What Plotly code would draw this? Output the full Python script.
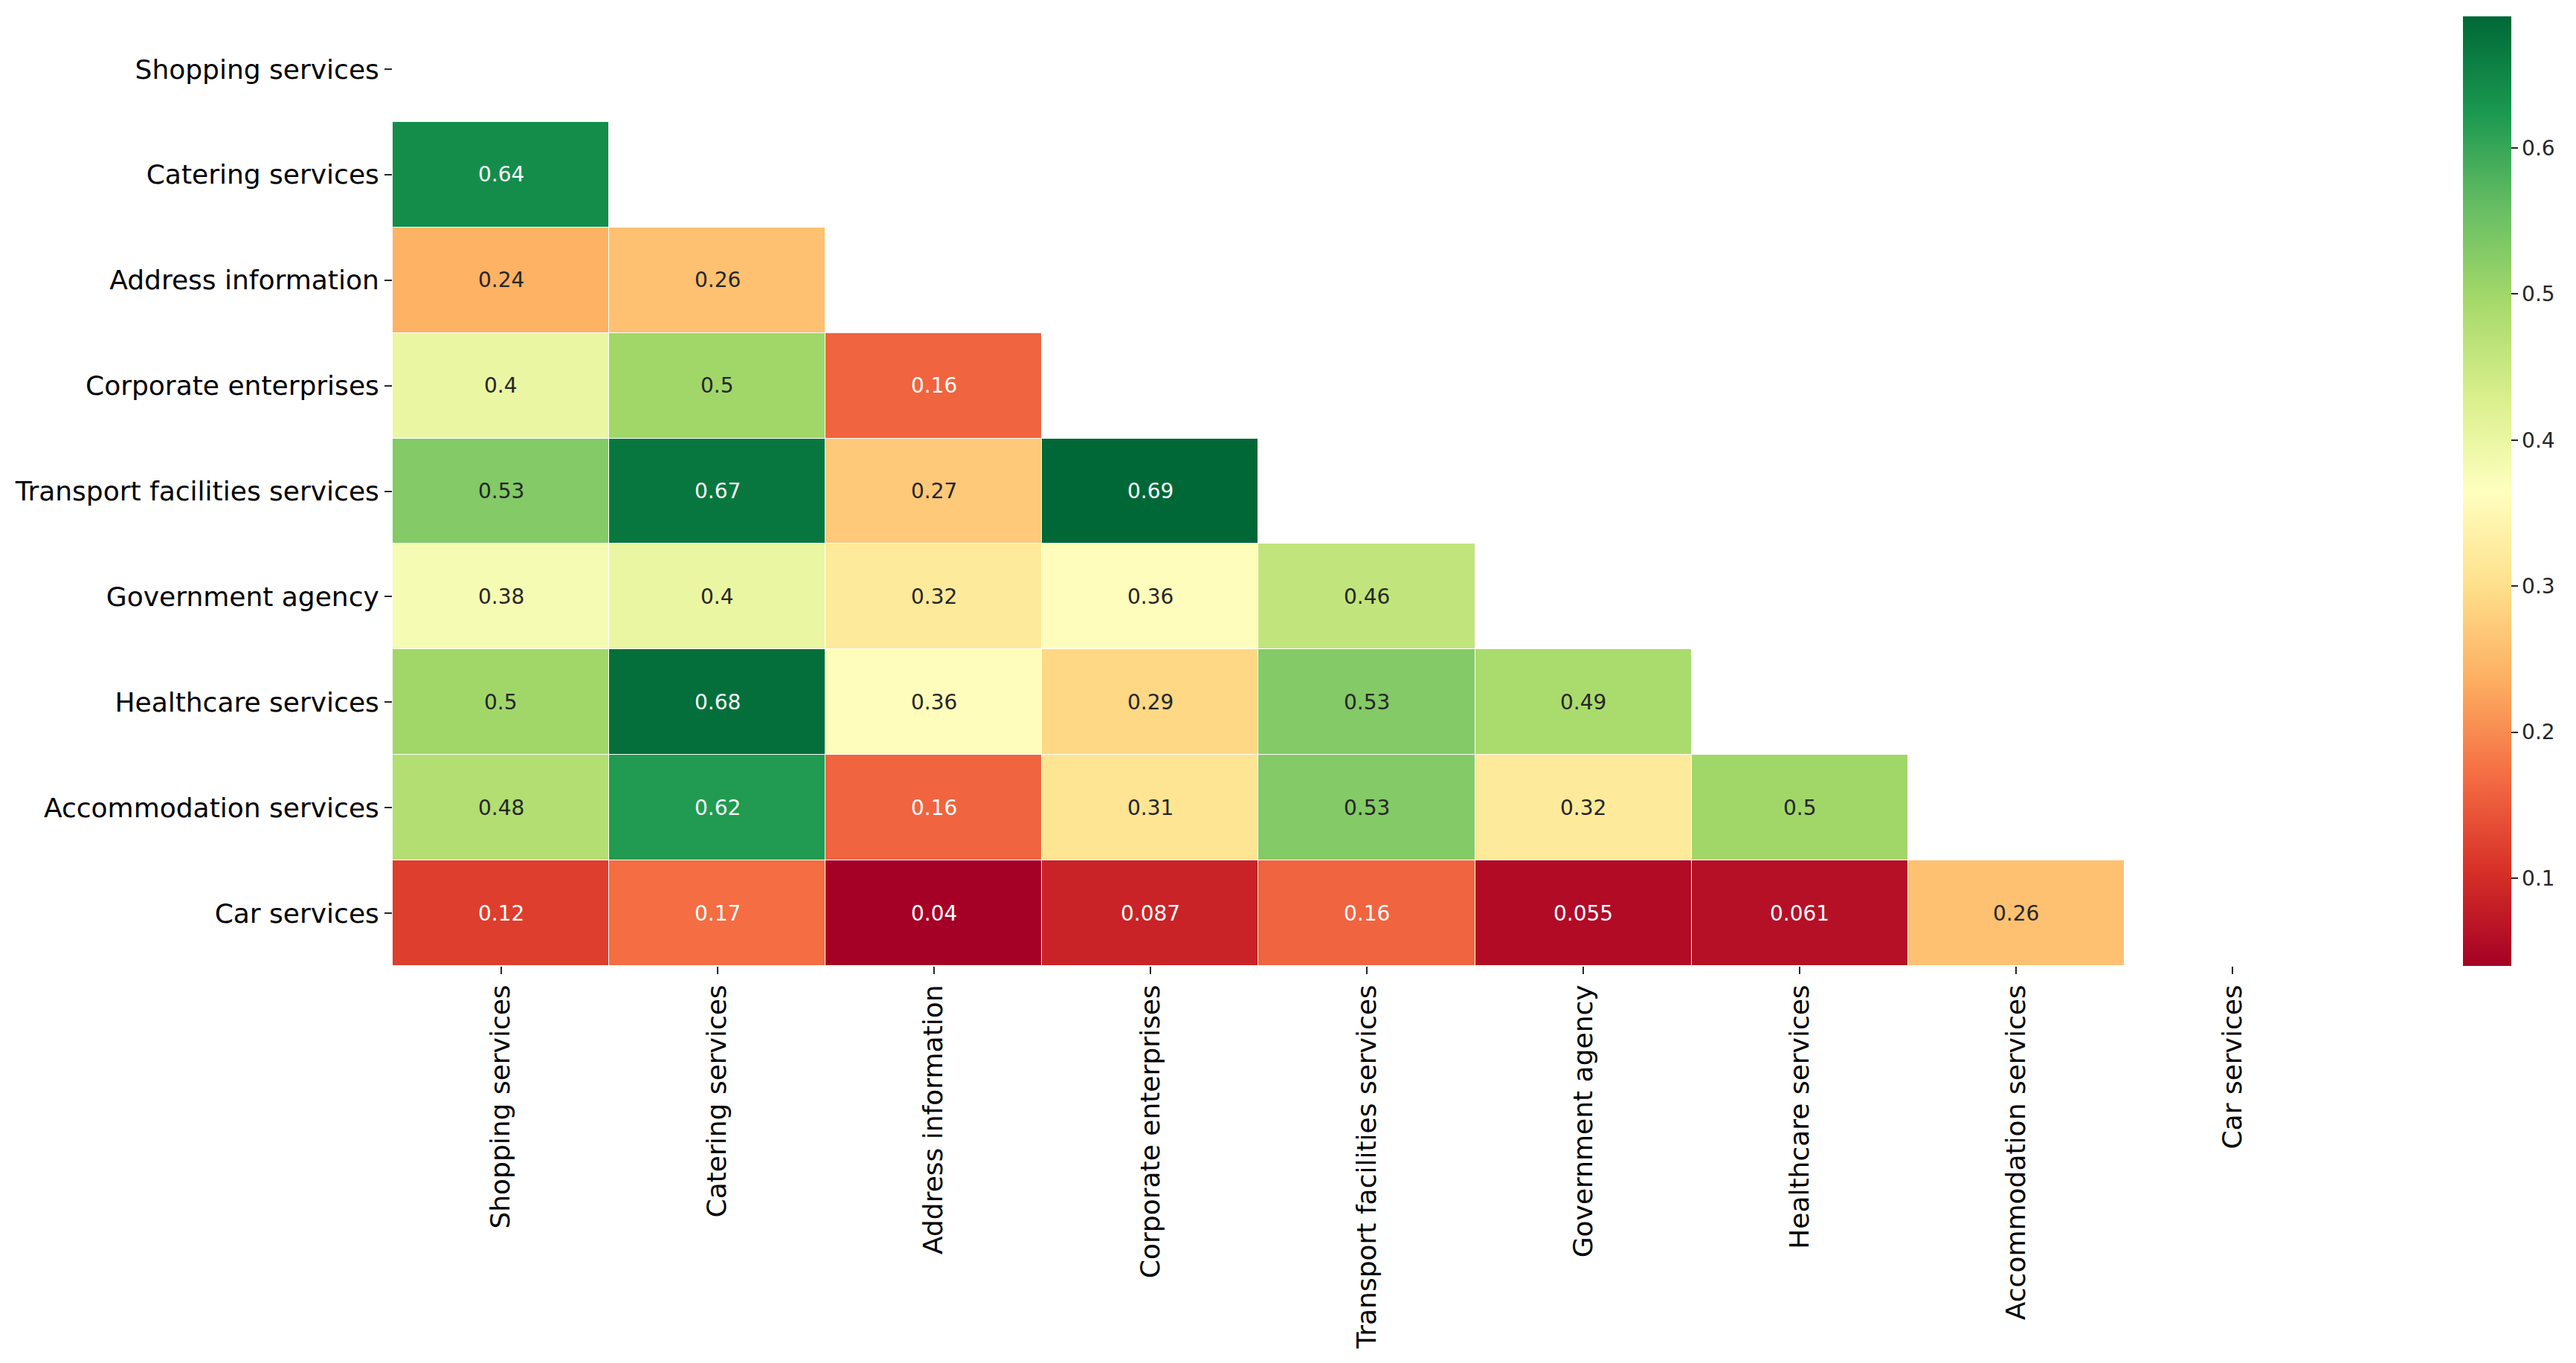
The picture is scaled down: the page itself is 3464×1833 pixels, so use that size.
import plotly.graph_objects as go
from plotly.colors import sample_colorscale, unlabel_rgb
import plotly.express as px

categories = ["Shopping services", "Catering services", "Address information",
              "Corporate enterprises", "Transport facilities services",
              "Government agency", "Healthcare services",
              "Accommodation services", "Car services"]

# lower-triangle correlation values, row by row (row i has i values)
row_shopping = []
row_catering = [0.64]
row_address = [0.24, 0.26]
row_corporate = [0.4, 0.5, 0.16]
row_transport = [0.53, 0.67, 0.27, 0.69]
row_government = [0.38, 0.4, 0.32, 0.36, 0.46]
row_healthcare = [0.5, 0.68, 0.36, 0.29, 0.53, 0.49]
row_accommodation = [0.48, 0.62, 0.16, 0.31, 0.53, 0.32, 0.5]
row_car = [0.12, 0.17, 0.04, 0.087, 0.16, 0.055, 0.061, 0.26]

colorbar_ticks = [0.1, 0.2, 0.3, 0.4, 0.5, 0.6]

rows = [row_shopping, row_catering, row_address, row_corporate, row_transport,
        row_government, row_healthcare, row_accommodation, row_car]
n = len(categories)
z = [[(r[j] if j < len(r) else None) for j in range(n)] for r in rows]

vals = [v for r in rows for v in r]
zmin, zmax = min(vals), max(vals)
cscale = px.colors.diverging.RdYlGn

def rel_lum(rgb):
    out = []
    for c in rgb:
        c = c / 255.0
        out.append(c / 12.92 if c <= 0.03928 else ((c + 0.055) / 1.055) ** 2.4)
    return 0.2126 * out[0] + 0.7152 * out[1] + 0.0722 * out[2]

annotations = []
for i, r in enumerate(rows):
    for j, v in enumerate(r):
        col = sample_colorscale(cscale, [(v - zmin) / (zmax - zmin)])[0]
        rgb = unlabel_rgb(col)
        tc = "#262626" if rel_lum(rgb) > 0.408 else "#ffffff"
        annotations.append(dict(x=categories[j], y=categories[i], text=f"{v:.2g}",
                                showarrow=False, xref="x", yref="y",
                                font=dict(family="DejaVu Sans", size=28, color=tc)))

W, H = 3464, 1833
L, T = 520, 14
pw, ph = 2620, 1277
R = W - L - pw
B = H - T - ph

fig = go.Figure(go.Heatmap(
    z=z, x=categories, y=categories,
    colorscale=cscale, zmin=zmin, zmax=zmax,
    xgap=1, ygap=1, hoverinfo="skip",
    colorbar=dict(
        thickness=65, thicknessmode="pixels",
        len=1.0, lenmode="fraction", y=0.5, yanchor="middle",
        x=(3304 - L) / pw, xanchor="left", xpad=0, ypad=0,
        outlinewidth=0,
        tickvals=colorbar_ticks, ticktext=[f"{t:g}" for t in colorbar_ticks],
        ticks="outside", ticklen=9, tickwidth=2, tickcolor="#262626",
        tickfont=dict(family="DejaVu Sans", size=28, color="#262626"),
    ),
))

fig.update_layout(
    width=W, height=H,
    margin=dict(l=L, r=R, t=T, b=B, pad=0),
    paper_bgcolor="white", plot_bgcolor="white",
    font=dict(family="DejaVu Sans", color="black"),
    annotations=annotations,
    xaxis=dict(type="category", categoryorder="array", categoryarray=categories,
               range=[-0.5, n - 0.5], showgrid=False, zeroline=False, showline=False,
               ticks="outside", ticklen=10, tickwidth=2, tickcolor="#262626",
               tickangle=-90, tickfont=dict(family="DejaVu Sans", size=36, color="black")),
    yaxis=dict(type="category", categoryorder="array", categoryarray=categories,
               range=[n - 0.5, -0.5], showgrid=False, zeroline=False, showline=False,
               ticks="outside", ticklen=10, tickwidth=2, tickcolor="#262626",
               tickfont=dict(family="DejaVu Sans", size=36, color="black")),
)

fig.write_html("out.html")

= Your task =
Copy out all of the material exactly as written, without its pictures.

= The completed task =
What Plotly code would draw this? Output the full Python script.
The picture is scaled down: the page itself is 3464×1833 pixels, so use that size.
import plotly.graph_objects as go
from plotly.colors import sample_colorscale, unlabel_rgb
import plotly.express as px

categories = ["Shopping services", "Catering services", "Address information",
              "Corporate enterprises", "Transport facilities services",
              "Government agency", "Healthcare services",
              "Accommodation services", "Car services"]

# lower-triangle correlation values, row by row (row i has i values)
row_shopping = []
row_catering = [0.64]
row_address = [0.24, 0.26]
row_corporate = [0.4, 0.5, 0.16]
row_transport = [0.53, 0.67, 0.27, 0.69]
row_government = [0.38, 0.4, 0.32, 0.36, 0.46]
row_healthcare = [0.5, 0.68, 0.36, 0.29, 0.53, 0.49]
row_accommodation = [0.48, 0.62, 0.16, 0.31, 0.53, 0.32, 0.5]
row_car = [0.12, 0.17, 0.04, 0.087, 0.16, 0.055, 0.061, 0.26]

colorbar_ticks = [0.1, 0.2, 0.3, 0.4, 0.5, 0.6]

rows = [row_shopping, row_catering, row_address, row_corporate, row_transport,
        row_government, row_healthcare, row_accommodation, row_car]
n = len(categories)
z = [[(r[j] if j < len(r) else None) for j in range(n)] for r in rows]

vals = [v for r in rows for v in r]
zmin, zmax = min(vals), max(vals)
cscale = px.colors.diverging.RdYlGn

def rel_lum(rgb):
    out = []
    for c in rgb:
        c = c / 255.0
        out.append(c / 12.92 if c <= 0.03928 else ((c + 0.055) / 1.055) ** 2.4)
    return 0.2126 * out[0] + 0.7152 * out[1] + 0.0722 * out[2]

annotations = []
for i, r in enumerate(rows):
    for j, v in enumerate(r):
        col = sample_colorscale(cscale, [(v - zmin) / (zmax - zmin)])[0]
        rgb = unlabel_rgb(col)
        tc = "#262626" if rel_lum(rgb) > 0.408 else "#ffffff"
        annotations.append(dict(x=categories[j], y=categories[i], text=f"{v:.2g}",
                                showarrow=False, xref="x", yref="y",
                                font=dict(family="DejaVu Sans", size=28, color=tc)))

W, H = 3464, 1833
L, T = 520, 14
pw, ph = 2620, 1277
R = W - L - pw
B = H - T - ph

fig = go.Figure(go.Heatmap(
    z=z, x=categories, y=categories,
    colorscale=cscale, zmin=zmin, zmax=zmax,
    xgap=1, ygap=1, hoverinfo="skip",
    colorbar=dict(
        thickness=65, thicknessmode="pixels",
        len=1.0, lenmode="fraction", y=0.5, yanchor="middle",
        x=(3304 - L) / pw, xanchor="left", xpad=0, ypad=0,
        outlinewidth=0,
        tickvals=colorbar_ticks, ticktext=[f"{t:g}" for t in colorbar_ticks],
        ticks="outside", ticklen=9, tickwidth=2, tickcolor="#262626",
        tickfont=dict(family="DejaVu Sans", size=28, color="#262626"),
    ),
))

fig.update_layout(
    width=W, height=H,
    margin=dict(l=L, r=R, t=T, b=B, pad=0),
    paper_bgcolor="white", plot_bgcolor="white",
    font=dict(family="DejaVu Sans", color="black"),
    annotations=annotations,
    xaxis=dict(type="category", categoryorder="array", categoryarray=categories,
               range=[-0.5, n - 0.5], showgrid=False, zeroline=False, showline=False,
               ticks="outside", ticklen=10, tickwidth=2, tickcolor="#262626",
               tickangle=-90, tickfont=dict(family="DejaVu Sans", size=36, color="black")),
    yaxis=dict(type="category", categoryorder="array", categoryarray=categories,
               range=[n - 0.5, -0.5], showgrid=False, zeroline=False, showline=False,
               ticks="outside", ticklen=10, tickwidth=2, tickcolor="#262626",
               tickfont=dict(family="DejaVu Sans", size=36, color="black")),
)

fig.write_html("out.html")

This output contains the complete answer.